» **Required work**:
The material below has pictures in it. Set down only the lines from the line containing "Clone this chart in matplotlib." through the line containing "ax.spines[s].set_linewidth(1.5)", word for word, and leave the pictures behind.

» **Records shown**:

------------

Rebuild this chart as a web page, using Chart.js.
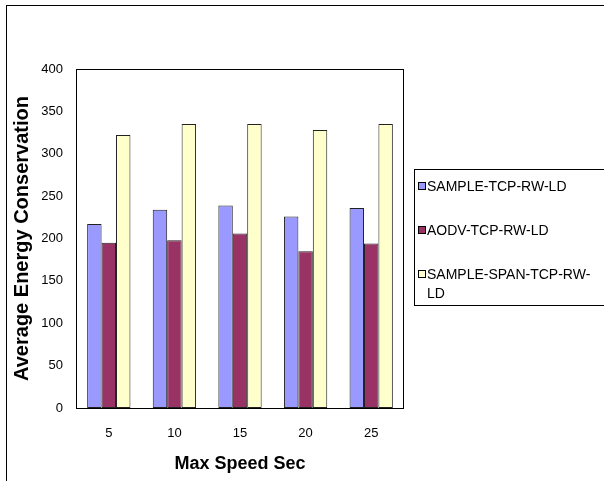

------------

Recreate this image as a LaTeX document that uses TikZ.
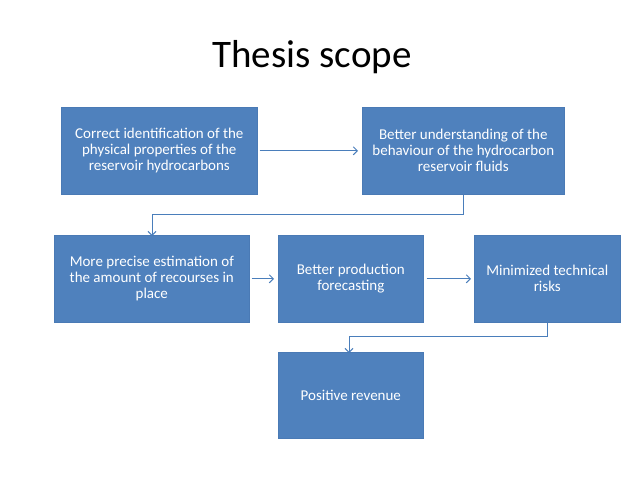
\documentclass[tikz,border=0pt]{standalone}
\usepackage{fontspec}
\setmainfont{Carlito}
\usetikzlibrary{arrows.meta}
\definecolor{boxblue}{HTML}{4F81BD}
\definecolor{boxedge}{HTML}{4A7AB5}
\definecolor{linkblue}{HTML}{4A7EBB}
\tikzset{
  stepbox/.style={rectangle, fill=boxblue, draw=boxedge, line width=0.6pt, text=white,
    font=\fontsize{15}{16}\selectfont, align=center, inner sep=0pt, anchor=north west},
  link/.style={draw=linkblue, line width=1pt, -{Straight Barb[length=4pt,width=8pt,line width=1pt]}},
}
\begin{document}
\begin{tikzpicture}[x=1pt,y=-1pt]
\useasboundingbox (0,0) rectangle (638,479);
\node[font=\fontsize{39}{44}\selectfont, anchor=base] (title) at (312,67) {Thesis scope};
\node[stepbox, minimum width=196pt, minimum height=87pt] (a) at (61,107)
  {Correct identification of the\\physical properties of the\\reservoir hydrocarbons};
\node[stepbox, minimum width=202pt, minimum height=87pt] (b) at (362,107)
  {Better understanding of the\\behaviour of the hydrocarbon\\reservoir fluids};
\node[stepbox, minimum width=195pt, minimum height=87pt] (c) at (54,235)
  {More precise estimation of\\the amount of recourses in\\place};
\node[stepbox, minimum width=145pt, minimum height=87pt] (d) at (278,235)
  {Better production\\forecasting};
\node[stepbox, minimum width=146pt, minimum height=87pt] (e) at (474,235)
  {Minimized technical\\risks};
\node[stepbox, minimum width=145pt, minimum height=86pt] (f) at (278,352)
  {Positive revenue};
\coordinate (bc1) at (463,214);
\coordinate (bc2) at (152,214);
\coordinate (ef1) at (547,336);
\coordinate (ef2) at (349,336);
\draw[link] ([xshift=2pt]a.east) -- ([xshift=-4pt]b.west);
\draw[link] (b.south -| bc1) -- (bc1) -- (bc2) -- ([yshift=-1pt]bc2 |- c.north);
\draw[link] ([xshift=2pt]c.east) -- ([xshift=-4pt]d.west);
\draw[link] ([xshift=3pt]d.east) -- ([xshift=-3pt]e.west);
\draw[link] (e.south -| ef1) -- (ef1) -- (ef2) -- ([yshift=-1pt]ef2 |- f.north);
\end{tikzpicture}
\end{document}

------------

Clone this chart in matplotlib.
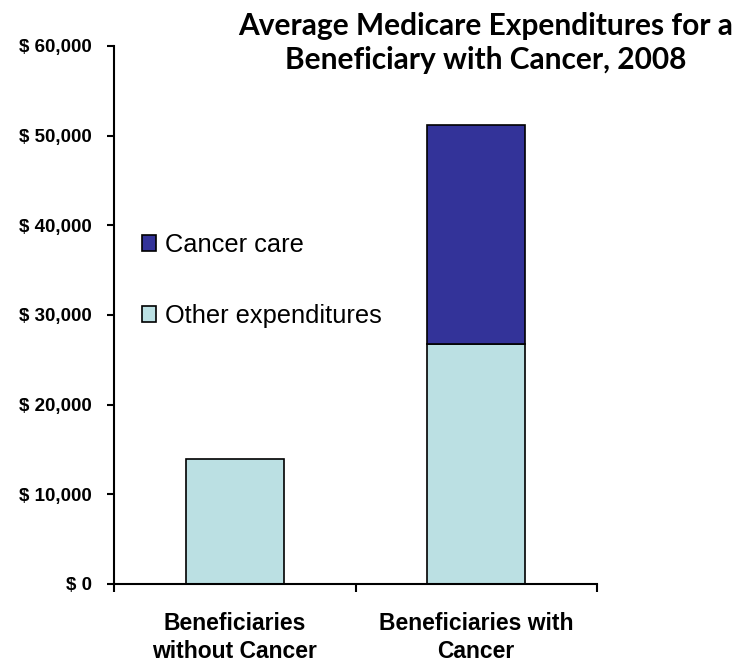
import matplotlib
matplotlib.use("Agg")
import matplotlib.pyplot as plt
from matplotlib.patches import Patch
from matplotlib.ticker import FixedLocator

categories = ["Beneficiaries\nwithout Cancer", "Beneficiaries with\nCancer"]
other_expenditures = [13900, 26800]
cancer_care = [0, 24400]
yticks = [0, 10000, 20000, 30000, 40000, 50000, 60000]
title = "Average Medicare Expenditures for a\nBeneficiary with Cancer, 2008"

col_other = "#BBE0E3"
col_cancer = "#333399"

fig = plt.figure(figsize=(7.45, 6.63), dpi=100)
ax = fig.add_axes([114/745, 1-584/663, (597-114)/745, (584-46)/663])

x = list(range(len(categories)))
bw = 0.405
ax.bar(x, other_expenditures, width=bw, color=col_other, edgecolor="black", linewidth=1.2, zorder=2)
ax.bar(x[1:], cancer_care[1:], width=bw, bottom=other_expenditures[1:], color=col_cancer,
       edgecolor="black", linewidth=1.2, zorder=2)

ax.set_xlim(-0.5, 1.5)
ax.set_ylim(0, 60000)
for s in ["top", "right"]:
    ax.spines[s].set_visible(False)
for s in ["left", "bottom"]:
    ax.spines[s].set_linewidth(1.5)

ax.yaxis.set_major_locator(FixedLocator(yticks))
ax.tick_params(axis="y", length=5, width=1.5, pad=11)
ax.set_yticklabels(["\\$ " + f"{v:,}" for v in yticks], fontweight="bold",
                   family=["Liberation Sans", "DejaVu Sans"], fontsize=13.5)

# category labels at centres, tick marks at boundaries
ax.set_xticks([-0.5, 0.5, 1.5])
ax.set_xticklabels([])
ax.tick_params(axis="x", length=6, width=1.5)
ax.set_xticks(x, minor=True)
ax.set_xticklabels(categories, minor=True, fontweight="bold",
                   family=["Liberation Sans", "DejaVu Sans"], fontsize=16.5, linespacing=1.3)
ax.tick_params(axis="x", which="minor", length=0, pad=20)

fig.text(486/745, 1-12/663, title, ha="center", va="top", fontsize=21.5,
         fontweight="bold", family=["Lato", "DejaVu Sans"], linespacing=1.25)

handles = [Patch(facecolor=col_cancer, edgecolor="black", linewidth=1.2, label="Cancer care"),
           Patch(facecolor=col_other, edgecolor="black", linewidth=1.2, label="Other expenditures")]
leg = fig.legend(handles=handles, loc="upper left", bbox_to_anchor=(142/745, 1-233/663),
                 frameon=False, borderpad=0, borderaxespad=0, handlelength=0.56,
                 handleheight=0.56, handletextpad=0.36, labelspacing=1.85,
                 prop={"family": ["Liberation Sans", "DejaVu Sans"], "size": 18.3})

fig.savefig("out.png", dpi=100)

------------

» **Solution below**:
Clone this chart in matplotlib.
import matplotlib
matplotlib.use("Agg")
import matplotlib.pyplot as plt
from matplotlib.patches import Patch
from matplotlib.ticker import FixedLocator

categories = ["Beneficiaries\nwithout Cancer", "Beneficiaries with\nCancer"]
other_expenditures = [13900, 26800]
cancer_care = [0, 24400]
yticks = [0, 10000, 20000, 30000, 40000, 50000, 60000]
title = "Average Medicare Expenditures for a\nBeneficiary with Cancer, 2008"

col_other = "#BBE0E3"
col_cancer = "#333399"

fig = plt.figure(figsize=(7.45, 6.63), dpi=100)
ax = fig.add_axes([114/745, 1-584/663, (597-114)/745, (584-46)/663])

x = list(range(len(categories)))
bw = 0.405
ax.bar(x, other_expenditures, width=bw, color=col_other, edgecolor="black", linewidth=1.2, zorder=2)
ax.bar(x[1:], cancer_care[1:], width=bw, bottom=other_expenditures[1:], color=col_cancer,
       edgecolor="black", linewidth=1.2, zorder=2)

ax.set_xlim(-0.5, 1.5)
ax.set_ylim(0, 60000)
for s in ["top", "right"]:
    ax.spines[s].set_visible(False)
for s in ["left", "bottom"]:
    ax.spines[s].set_linewidth(1.5)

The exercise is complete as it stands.